AI For Good is a Microsoft initiative that uses artificial intelligence to protect individuals and organisations. Using AI, they can quickly identify cyber attacks, allowing immediate action. It can also help to prevent cyber attacks by watching behaviour online and identifying patterns of problematic behaviour. It uses Microsoft’s Intelligence Security Graph to analyse billions of data points across major services, hunting for anomalies and suspicious activity.

In NZ, there has also been ‘Cortex’ developed, which is a government initiative security platform for large Kiwi businesses and infrastructure. This has been highly tested by black ops hackers who stress tested the firewalls and cloud security, looking for weak spots and security flaws.

Despite thorough testing during development, cybersecurity needs to move fast to keep up with constantly evolving criminals and external threats. Increasingly intelligent and sophisticated scams and techniques mean that nothing is safe for long.

Educating companies on the risks

People write up to hundreds of emails every day. But within businesses and government, many of these communications are off-the-cuff, and the sender- or receiver- would have ever expected they become public consumption.

The other fear is not of being exposed, but of ransom demands. Big businesses and Governments need to make sure they aren’t open to huge ransom demands when hackers infiltrate their systems. Baltimore local government ended up making an expensive mistake and paying $10 million in ransom money to get their systems back. Can you afford that, with all the risk it carries?

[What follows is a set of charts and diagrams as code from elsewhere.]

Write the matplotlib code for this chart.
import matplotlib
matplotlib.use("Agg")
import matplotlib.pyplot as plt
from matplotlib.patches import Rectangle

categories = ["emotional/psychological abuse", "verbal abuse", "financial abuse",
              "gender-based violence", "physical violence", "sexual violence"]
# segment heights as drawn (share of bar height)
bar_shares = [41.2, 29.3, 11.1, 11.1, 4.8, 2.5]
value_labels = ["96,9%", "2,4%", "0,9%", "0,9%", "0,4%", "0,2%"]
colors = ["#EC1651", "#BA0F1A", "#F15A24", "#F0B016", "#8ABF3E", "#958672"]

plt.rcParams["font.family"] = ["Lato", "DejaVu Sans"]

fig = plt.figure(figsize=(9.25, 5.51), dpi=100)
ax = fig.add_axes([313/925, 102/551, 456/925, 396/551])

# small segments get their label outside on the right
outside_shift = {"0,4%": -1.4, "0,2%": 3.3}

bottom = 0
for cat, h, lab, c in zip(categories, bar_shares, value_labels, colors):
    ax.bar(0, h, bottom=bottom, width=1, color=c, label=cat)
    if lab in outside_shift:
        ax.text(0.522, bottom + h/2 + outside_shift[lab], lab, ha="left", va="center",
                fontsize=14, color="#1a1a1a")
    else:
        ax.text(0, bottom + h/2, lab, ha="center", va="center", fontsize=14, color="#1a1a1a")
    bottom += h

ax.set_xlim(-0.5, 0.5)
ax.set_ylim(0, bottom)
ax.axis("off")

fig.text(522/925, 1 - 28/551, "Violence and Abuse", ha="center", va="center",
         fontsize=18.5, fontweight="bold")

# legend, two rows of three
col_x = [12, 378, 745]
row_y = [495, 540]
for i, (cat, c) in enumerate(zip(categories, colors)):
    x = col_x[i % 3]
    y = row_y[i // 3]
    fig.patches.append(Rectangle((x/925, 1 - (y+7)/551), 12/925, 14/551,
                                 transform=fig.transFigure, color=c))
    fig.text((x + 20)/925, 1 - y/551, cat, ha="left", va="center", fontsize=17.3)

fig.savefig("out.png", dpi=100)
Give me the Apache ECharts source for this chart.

Hackers are determined and highly capable, and many have huge resources to hand. How can you, and NZ, counteract this?

Minimising risk of cyber attacks

Data security is the highest concern, and local infrastructure helps this. With Cortex, having data within NZ’s shores means sensitive information from government departments, banks and other large institutions, no longer needs to be sent overseas to massive data centres. This makes this data subject to NZ law, an added layer of security.

While there are steps being taken by the government and overseas companies, individual people and companies must take steps to protect themselves. A company is only as strong as it’s weakest password; and some employees may struggle to feel the importance of this. Multi-layer security systems needing verification from external devices to log on, combined with ever-changing passwords is just a first step.

Education of staff about what a phishing email might look like, or the importance of not writing your password on a post-it note on your monitor are vital. While top-down strong systems and intelligence are important, it’s useless if bottom-up education isn’t carried out.

All businesses should take this seriously. The risks are huge to data for yourself and customers, and the financial risk even larger. While you pay insurance and prepare for a natural disaster, the same should happen for cyber security. Would you leave the front door of your business unlocked, and the security alarm off? Why don’t you have two-factor staff authentication for accessing the cloud computer system when you expect it in the physical space?

Companies that don’t take cyber security seriously will suffer the consequences. It’s just a matter of time.